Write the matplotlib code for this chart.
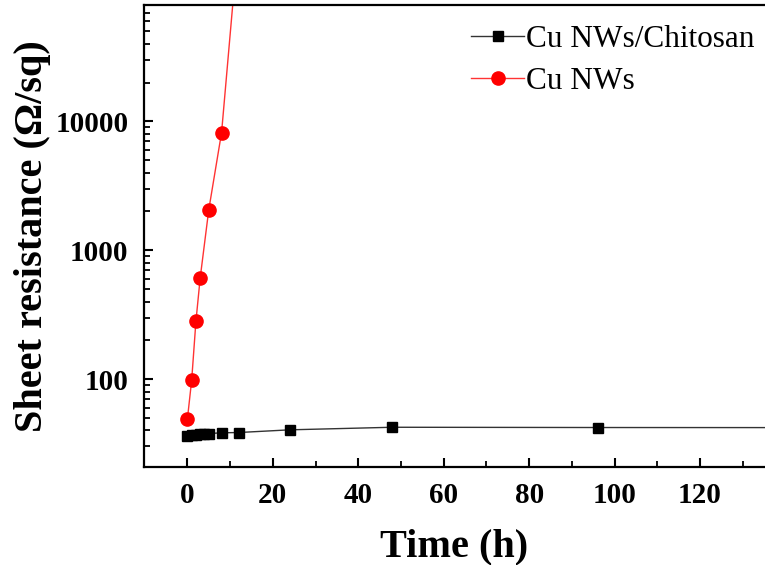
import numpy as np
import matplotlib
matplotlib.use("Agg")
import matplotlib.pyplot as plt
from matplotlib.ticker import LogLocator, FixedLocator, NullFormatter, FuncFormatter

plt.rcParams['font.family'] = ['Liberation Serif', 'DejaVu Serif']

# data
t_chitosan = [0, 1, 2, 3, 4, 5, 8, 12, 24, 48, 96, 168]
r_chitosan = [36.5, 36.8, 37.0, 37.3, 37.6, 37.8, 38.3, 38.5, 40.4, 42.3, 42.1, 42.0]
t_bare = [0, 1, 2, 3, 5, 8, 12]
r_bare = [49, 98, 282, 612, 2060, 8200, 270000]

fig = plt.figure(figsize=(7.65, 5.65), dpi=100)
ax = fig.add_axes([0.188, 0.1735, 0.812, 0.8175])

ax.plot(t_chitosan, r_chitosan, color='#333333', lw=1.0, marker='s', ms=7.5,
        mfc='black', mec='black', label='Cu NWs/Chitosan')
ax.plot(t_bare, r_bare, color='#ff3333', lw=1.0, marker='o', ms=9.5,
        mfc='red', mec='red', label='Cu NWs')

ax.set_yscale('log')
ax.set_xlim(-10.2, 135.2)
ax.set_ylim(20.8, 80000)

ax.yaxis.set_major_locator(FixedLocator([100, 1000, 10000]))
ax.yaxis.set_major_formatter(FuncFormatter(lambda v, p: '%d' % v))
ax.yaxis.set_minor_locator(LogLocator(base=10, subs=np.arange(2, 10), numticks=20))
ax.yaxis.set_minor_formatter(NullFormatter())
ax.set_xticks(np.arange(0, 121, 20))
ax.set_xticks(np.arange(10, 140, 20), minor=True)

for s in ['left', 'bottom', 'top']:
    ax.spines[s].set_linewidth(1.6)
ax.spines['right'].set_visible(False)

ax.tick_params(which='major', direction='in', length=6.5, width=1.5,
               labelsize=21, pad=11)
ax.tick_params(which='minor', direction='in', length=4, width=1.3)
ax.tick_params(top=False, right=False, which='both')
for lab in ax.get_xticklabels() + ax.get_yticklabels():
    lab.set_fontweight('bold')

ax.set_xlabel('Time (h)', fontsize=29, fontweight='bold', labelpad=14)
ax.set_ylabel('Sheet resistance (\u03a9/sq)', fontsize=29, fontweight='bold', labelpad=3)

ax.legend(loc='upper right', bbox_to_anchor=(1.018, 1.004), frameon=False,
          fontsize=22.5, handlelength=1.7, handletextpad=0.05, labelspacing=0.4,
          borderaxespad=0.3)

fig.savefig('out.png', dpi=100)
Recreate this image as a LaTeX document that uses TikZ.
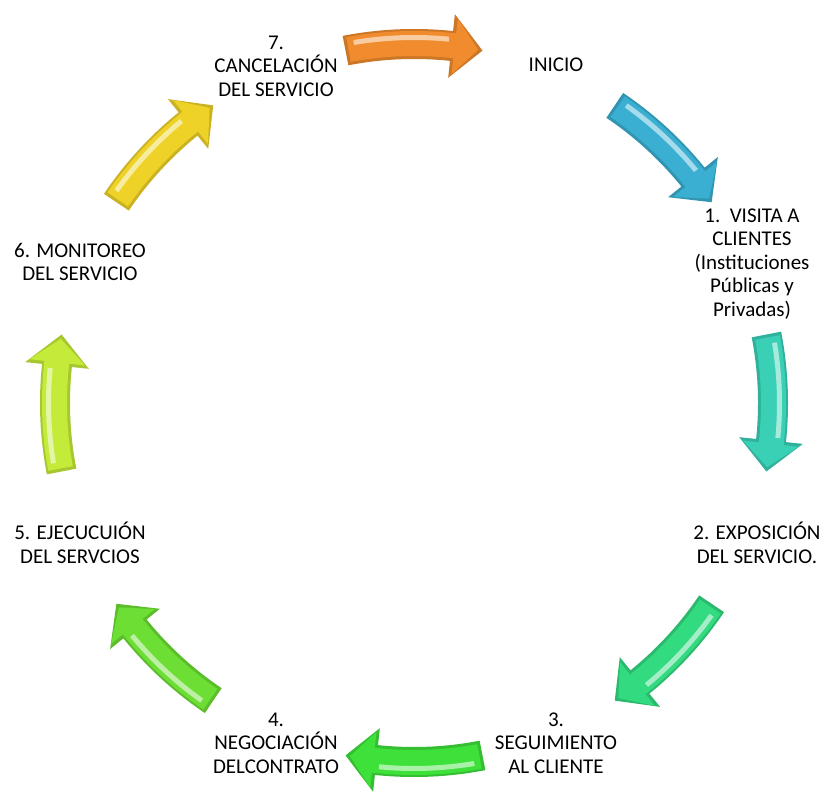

- [Directions]: Pull every line containing the word "this" out of the material and copy it.

- [The completed task]:
Write the matplotlib code for this chart.
Recreate this image as a LaTeX document that uses TikZ.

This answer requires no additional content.